Qingyu Wu became a shrewd collector of interesting graphic materials, magazines, and beautiful photo books at a very young age. While growing up in Changsha, China, the capital city of the southern Hunan province, Wu’s mom would bring her back magazines and photo books from the international business trips she took while working in fashion. The images in these publications were compelling, but Wu’s real obsession was with the words—in particular, their shapes and forms. At age six, and newly in possession of a Disney magazine from abroad, Wu was captivated by the swooping, emphatic D. “That D is still, for an entire generation, just insanely recognizable,” she says.
A couple of decades later, and now working as a freelance designer in New York, Wu’s obsession with strange and beautiful typography has hardly waned. The designer graduated from Cranbrook Academy of Art in May, where she studied an MFA in 2D Design directly after completing her undergraduate degree in graphic design at Virginia Commonwealth University. Her personal and professional work—for places like Various Projects and Jake McCabe, a New York-based creative director and co-founder of V Magazine—marries her interests in art, music, fashion, and other aspects of culture with her skills as a designer and her keen eye for unique, unconventional graphic forms and type. “I’m interested in the common thread between cultures and visualization, the relationship between large-scale installation and print design,” Wu says.

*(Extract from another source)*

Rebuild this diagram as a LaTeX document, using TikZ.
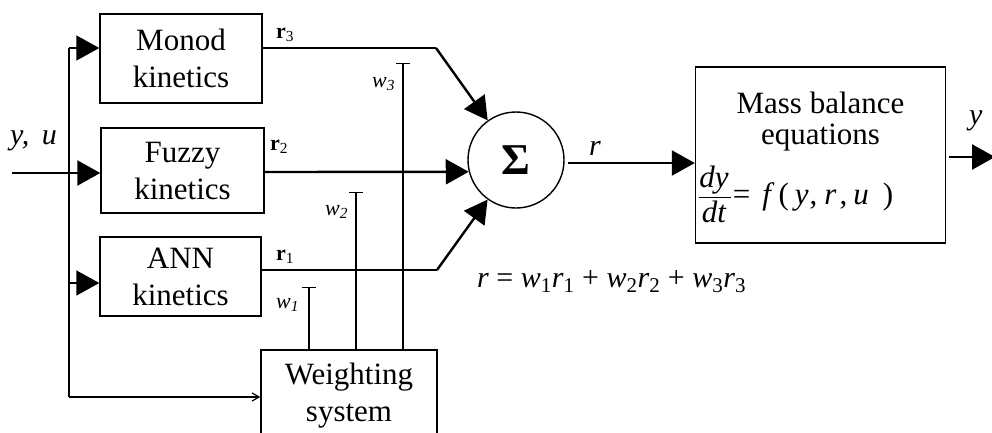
\documentclass[tikz,border=0pt]{standalone}
\usepackage{amsmath}
\usepackage{fontspec}
\setmainfont{Liberation Serif}
\usetikzlibrary{arrows.meta}
\begin{document}
\begin{tikzpicture}[x=1pt,y=-1pt,
  box/.style={draw, line width=1.4pt, inner sep=0pt, align=center,
    font=\fontsize{31}{37}\selectfont},
  thin line/.style={line width=1.4pt},
  thick line/.style={line width=2.4pt},
  bigtip/.style={-{Triangle[length=23pt,width=25pt]}},
  smalltip/.style={-{Straight Barb[length=7pt,width=8pt,line width=1.2pt]}},
  tbar/.style={-{Bar[width=14pt,line width=1.4pt]}, line width=1.4pt},
  lbl/.style={inner sep=0pt, anchor=base west},
  rlab/.style={lbl, font=\fontsize{22}{22}\selectfont\bfseries},
  wlab/.style={lbl, font=\fontsize{22}{22}\selectfont\itshape}]
\clip (0,0) rectangle (992,432);
\fill[white] (0,0) rectangle (992,432);

% blocks
\node[box, minimum width=162pt, minimum height=89pt] (monod) at (181,58.5) {Monod\\kinetics};
\node[box, minimum width=163pt, minimum height=85pt] (fuzzy) at (182.5,170.5) {Fuzzy\\kinetics};
\node[box, minimum width=161pt, minimum height=79pt] (ann) at (180.5,276.5) {ANN\\kinetics};
\node[box, minimum width=176pt, minimum height=92pt] (weight) at (349,396) {Weighting\\system};
\node[draw, circle, line width=1.4pt, minimum size=96pt, inner sep=0pt,
  font=\fontsize{44}{44}\selectfont\bfseries] (sigma) at (516,160) {Σ};
\node[draw, line width=1.4pt, minimum width=250pt, minimum height=176pt, inner sep=0pt] (mass) at (820.5,155) {};
\node[lbl, anchor=base, font=\fontsize{31}{31}\selectfont] (masst1) at (820.5,113) {Mass balance};
\node[lbl, anchor=base, font=\fontsize{31}{31}\selectfont] (masst2) at (820.5,144) {equations};
\node[lbl, font=\fontsize{31}{31}\selectfont] (eq) at (698,204)
  {$\displaystyle\frac{\textit{dy}\hspace{2pt}}{\textit{dt}\hspace{2pt}}$\hspace{1pt}=\hspace{12pt}\textit{f}\hspace{4pt}(\hspace{6pt}\textit{y}\hspace{1pt},\hspace{7pt}\textit{r}\hspace{3pt},\hspace{6pt}\textit{u}\hspace{14pt})};

% free ends
\coordinate (in) at (12,173);
\coordinate (top) at (69,48);
\coordinate (bot) at (69,397);
\coordinate (annin) at (69,283);
\coordinate (k3) at (436,48);
\coordinate (k1) at (437,270);
\coordinate (rs) at (568,163);
\coordinate (yend) at (995,157);

% inputs
\draw[thick line, bigtip] (in) -- (fuzzy.west |- in);
\draw[thin line] (top) -- (bot);
\draw[thin line, bigtip] (top) -- (monod.west |- top);
\draw[thin line, bigtip] (annin) -- (ann.west |- annin);
\draw[thin line, smalltip] (bot) -- (weight.west |- bot);

% kinetics outputs
\draw[line width=1.8pt] (monod.east |- k3) -- (k3);
\draw[thick line, bigtip] (k3) -- (sigma);
\draw[thick line, bigtip] (fuzzy.east |- 0,172) -- (sigma.194.5);
\draw[line width=1.8pt] (ann.east |- k1) -- (k1);
\draw[thick line, bigtip] (k1) -- (sigma);

% weights
\draw[tbar] (309,0 |- weight.north) -- (309,287);
\draw[tbar] (356,0 |- weight.north) -- (356,192);
\draw[tbar] (403,0 |- weight.north) -- (403,63);

% output chain
\draw[thick line, bigtip] (rs) -- (mass.west |- rs);
\draw[thick line, bigtip] (mass.east |- yend) ++(3,0) -- (yend);

% labels
\node[rlab] (l3) at (276,38) {r\textsubscript{\mdseries 3}};
\node[rlab] (l2) at (270,150) {r\textsubscript{\mdseries 2}};
\node[rlab] (l1) at (276,260) {r\textsubscript{\mdseries 1}};
\node[wlab] (lw3) at (372,87) {w\textsubscript{3}};
\node[wlab] (lw2) at (325,215) {w\textsubscript{2}};
\node[wlab] (lw1) at (276,308) {w\textsubscript{1}};
\node[lbl, font=\fontsize{30}{30}\selectfont\itshape] (yu) at (10,144) {y, \,u};
\node[lbl, font=\fontsize{30}{30}\selectfont\itshape] (rl) at (589,155) {r};
\node[lbl, font=\fontsize{30}{30}\selectfont\itshape] (yl) at (969,124) {y};
\node[lbl, font=\fontsize{30}{30}\selectfont] (form) at (477,287)
  {\textit{r} = \textit{w}\textsubscript{1}\textit{r}\textsubscript{1} + \textit{w}\textsubscript{2}\textit{r}\textsubscript{2} + \textit{w}\textsubscript{3}\textit{r}\textsubscript{3}};
\end{tikzpicture}
\end{document}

While at Cranbrook, Wu focused on book projects, large scale installations, and interactive digital work. In her second year, she translated a group of found objects—including 7″ vinyl records, vintage film strips, tobacco tin boxes, soap, dice, and other miscellaneous items collected from flea markets and thrift stores—into graphic form to create the book The Item You Selected Is Unavailable. To create the book, Wu used C-Thru typesetter’s ruler to measured the width of each object and order them by point size, from 1pt to 500pt. She then scanned each item to determine the abstract form it would take on the page and rearranged each abstract shape by its size and the year the object was made. After randomly overlapping some of the forms by using red and blue Riso colors, the result of Wu’s idiosyncratic process is a book of stark, colorful geometric shapes in striking arrangements, reminiscent of the work of Dutch graphic designer Karel Martens.
Since graduating from Cranbrook, Wu has extended the many cultural threads already evident in her design to also cross geographical boundaries. In December of 2016, Maybe Mars, an independent record label out of Beijing, emailed her to see if she’d design an album cover for the experimental psychedelic rock band Chui Wan. She created a bilingual visual identity with serene photograph and typography that subtly alludes to calligraphy, for the cover of the band’s full-length album The Landscape the Tropics Never Had.
The album title and each track name are in both English and Chinese, which allowed Wu to play with the typography to make the Latin letterforms and Chinese characters work together. “I like the weirdness of combining the two totally different systems together,” she says. “You can find a relationship between things that don’t make sense together, but graphically and visually, it turns out really beautiful.”